Kloosterveste / Assen
Monument to the truth of lies
History’s image is absolute, it’s always right, and represents the irrevocable truth of what happened. In reality history is fluid, mangled or kneaded, embellished and smeared, downplayed or bloated, always explained in favor of the present, towards a desirable future. History’s reality is permanently at odds with truth, on an ever ambivalent stage.
Memorials in cities are very successful in this regard. The more power to display, the larger the statue. Or contrary face to face with the people, such as the bronze Queen Wilhelmina in The Hague standing without a pedestal on a platform accessible to the public. The pulpit, the pillory, the dock and the confessional, all are well-known objects in the public domain that are intended to uphold the truth. It is interesting to see how these attributes signify the environment with ambivalence. A heavily held truth usually reveals a lie at the same time.

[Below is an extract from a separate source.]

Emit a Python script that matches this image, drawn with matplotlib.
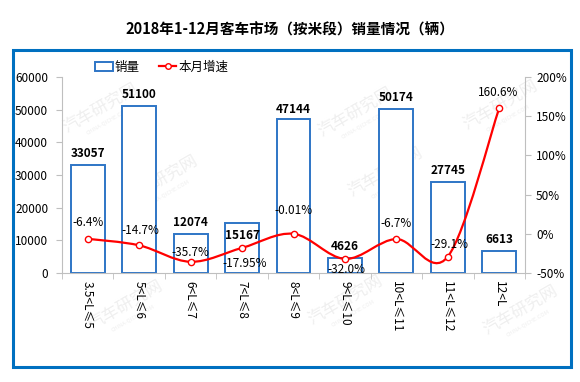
import numpy as np
import matplotlib
matplotlib.use("Agg")
import matplotlib.pyplot as plt
from matplotlib.path import Path
from matplotlib.patches import PathPatch, Rectangle
from matplotlib.lines import Line2D
from matplotlib.ticker import FuncFormatter, MultipleLocator

plt.rcParams['font.family'] = ['Noto Sans CJK SC', 'DejaVu Sans']

# 数据
categories = ['3.5<L≤5', '5<L≤6', '6<L≤7', '7<L≤8', '8<L≤9',
              '9<L≤10', '10<L≤11', '11<L≤12', '12<L']
sales = [33057, 51100, 12074, 15167, 47144, 4626, 50174, 27745, 6613]
growth = [-6.4, -14.7, -35.7, -17.95, -0.01, -32.0, -6.7, -29.1, 160.6]
growth_labels = ['-6.4%', '-14.7%', '-35.7%', '-17.95%', '-0.01%',
                 '-32.0%', '-6.7%', '-29.1%', '160.6%']

# 标签偏移 (points)
bar_dy = [8.6, 8.6, 8.3, -9.0, 7.0, 8.0, 8.6, 8.6, 8.6]
line_off = [(0, 12), (1, 11), (0, 7), (2, -11), (0, 17),
            (1, -8), (0, 11), (1, 9), (-1, 11)]

W, H = 580, 382
fig = plt.figure(figsize=(W / 100, H / 100), dpi=100)

# 外框
fig.patches.append(Rectangle((13 / W, 1 - 367 / H), (571 - 13) / W, (367 - 50) / H,
                             transform=fig.transFigure, fill=False,
                             edgecolor='#0070C0', linewidth=2.2, zorder=0))

fig.text(290 / W, 1 - 30 / H, '2018年1-12月客车市场（按米段）销量情况（辆）',
         ha='center', va='center', fontsize=10.5, fontweight='bold')

# 水印 (淡灰)
wm_pos = [(100, 108), (355, 112), (500, 105), (160, 180), (385, 172),
          (125, 305), (345, 300), (520, 310)]
for (wx, wy) in wm_pos:
    fig.text(wx / W, 1 - wy / H, '汽车研究网', rotation=30, ha='center', va='center',
             fontsize=12, color='#efefef', zorder=-5)
    fig.text((wx + 8) / W, 1 - (wy + 13) / H, 'CHINA-QICHE.COM', rotation=30,
             ha='center', va='center', fontsize=4, color='#efefef', zorder=-5)

ax = fig.add_axes([62 / W, 1 - 273 / H, (525 - 62) / W, (273 - 77) / H])
ax.patch.set_alpha(0)
x = np.arange(len(categories))

bars = ax.bar(x, sales, width=0.66, facecolor='white', edgecolor='#2E75C6',
              linewidth=1.4, zorder=2)
for xi, v, dy in zip(x, sales, bar_dy):
    ax.annotate(str(v), (xi, v), xytext=(0, dy), textcoords='offset points',
                ha='center', va='center', fontsize=8.5, fontweight='bold', zorder=5)

ax.set_xlim(-0.5, len(categories) - 0.5)
ax.set_ylim(0, 60000)
ax.yaxis.set_major_locator(MultipleLocator(10000))
ax.set_xticks(x)
ax.set_xticklabels(categories, rotation=270, fontsize=8.5, va='top', ha='center')
ax.set_xticks(np.arange(-0.5, len(categories)), minor=True)
ax.tick_params(axis='x', which='major', length=0, pad=6)
ax.tick_params(axis='x', which='minor', length=4, color='#bfbfbf')
ax.tick_params(axis='y', length=4, color='#bfbfbf', labelsize=8.5, pad=6)
for s in ['top', 'right']:
    ax.spines[s].set_visible(False)
for s in ['left', 'bottom']:
    ax.spines[s].set_color('#bfbfbf')

ax2 = ax.twinx()
ax2.set_ylim(-50, 200)
ax2.yaxis.set_major_locator(MultipleLocator(50))
ax2.yaxis.set_major_formatter(FuncFormatter(lambda v, p: f'{v:.0f}%'))
ax2.tick_params(axis='y', length=4, color='#bfbfbf', labelsize=8.5, pad=4)
for s in ['top', 'left', 'bottom']:
    ax2.spines[s].set_visible(False)
ax2.spines['right'].set_color('#bfbfbf')

# 平滑曲线 (Catmull-Rom -> Bezier)
pts = np.column_stack([x, growth]).astype(float)
verts = [tuple(pts[0])]
codes = [Path.MOVETO]
n = len(pts)
for i in range(n - 1):
    p0 = pts[i - 1] if i > 0 else pts[i]
    p1 = pts[i]
    p2 = pts[i + 1]
    p3 = pts[i + 2] if i + 2 < n else pts[i + 1]
    c1 = p1 + (p2 - p0) / 6
    c2 = p2 - (p3 - p1) / 6
    verts += [tuple(c1), tuple(c2), tuple(p2)]
    codes += [Path.CURVE4] * 3
ax2.add_patch(PathPatch(Path(verts, codes), facecolor='none', edgecolor='#FF0000',
                        linewidth=1.6, zorder=3))
ax2.plot(x, growth, linestyle='none', marker='o', markersize=4.5,
         markerfacecolor='white', markeredgecolor='#FF0000', markeredgewidth=1, zorder=4)
for xi, v, lab, (dx, dy) in zip(x, growth, growth_labels, line_off):
    ax2.annotate(lab, (xi, v), xytext=(dx, dy), textcoords='offset points',
                 ha='center', va='center', fontsize=8.5, zorder=5)

handles = [Rectangle((0, 0), 1, 1, facecolor='white', edgecolor='#2E75C6', linewidth=1.4),
           Line2D([], [], color='#FF0000', linewidth=1.6, marker='o', markersize=4,
                  markerfacecolor='white', markeredgecolor='#FF0000')]
fig.legend(handles, ['销量', '本月增速'], loc='center left',
           bbox_to_anchor=(90 / W, 1 - 67 / H), ncol=2, frameon=False, fontsize=9,
           handlelength=1.4, handletextpad=0.2, columnspacing=1.5, borderaxespad=0)

fig.savefig('out.png', dpi=100)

To be profitable a complete fictional history was provided for the development of Kloosterveen, an instant built residential area, that is now seen as a historic village to the west of Assen in the Netherlands. The history of Kloosterveen is completely made up, a blatant lie, that was smoothly accepted and made its inhabitants proud of. The true history of Kloosterveen is a couple of swampy pastures that have no more history than some grazing cows. A few decades ago, when modernism gave way to a postmodern urban planning all attention was focused on the "identity" of the location. A true run on historicizing material ensued. Today's residents feel at home embedded in a warm nest of local history. Project developers engage historians and archaeologists who do not focus on historical knowledge but on the strategic use of heritage, a far-fetched historical embedding of mere opportunism.
It seems that Kloosterveste wanted to free itself from such a burden, by completing the lie and openly proclaim that the entire history of the fortified town has been made up. The complete history, about a fort around the year 1000 to the current Kloosterveste, including its genius loci as a result of demolished city walls, a disused harbor, a burnt-down church and a cemetery that has since disappeared. The brochure states: “With the use of characteristic urban design elements, we strive for the same atmosphere as we encounter in the small and medium-sized fortified cities in the Netherlands. Think of Woerden, Heusden, Grave, Bolsward, Leiden and Delft. The major challenge here is to make the urban development concept of a historically grown fortified city to function economically well.” History is completely swallowed by shameless economic opportunism.
Of course this unabashed fictional history is objectionable, but it also commands respect. The openness of the matter in this project is a relief from the decades-long development in urban planning in which futile historical facts are sold as serious commodities. Kloosterveste proclaims without hesitation that its history is a white lie. This gives the neighborhood the lightness of a fairy tale instead of a feigned historical burden. In a way, I consider it a step forward that the municipality of Assen openly admits that identity in urban planning is simply a marketing product. You’d better be straight forward. The commissioner’s demand for art is just as unabashed and clear: “a work of art on Vesteplein must have urban significance”. Yes indeed, urban significance is ironically missing. The question is of course whether this is also intended to be a lie. I asked myself how fictional meaning as such can turn into the true meaning of an artwork.
As in any old fortified town, of course Kloosterveste cannot lack a monument on the center square. Most monuments in cities are hidden lies behind a so called truth (this is what makes them so incredibly interesting). Kloosterveste paradoxically offers the possibility to erect a monument that tells the truth about lying. My design is a monument in which truth and lie are equally real, an amorphous composition of well-known urban attributes that either tell or conceal the truth. The work is a mix of the pedestal of a statue, the pillory, the soapbox, the dock and the confessional. Anyone who steps on a pedestal will most likely lie, on a humble chair someone may confess the truth. Over time this monument's ambivalence will be its truth, an urban element that will harbor many stories of as truth or lie. A work of art that absorbs the truth of Kloosterveste's lie.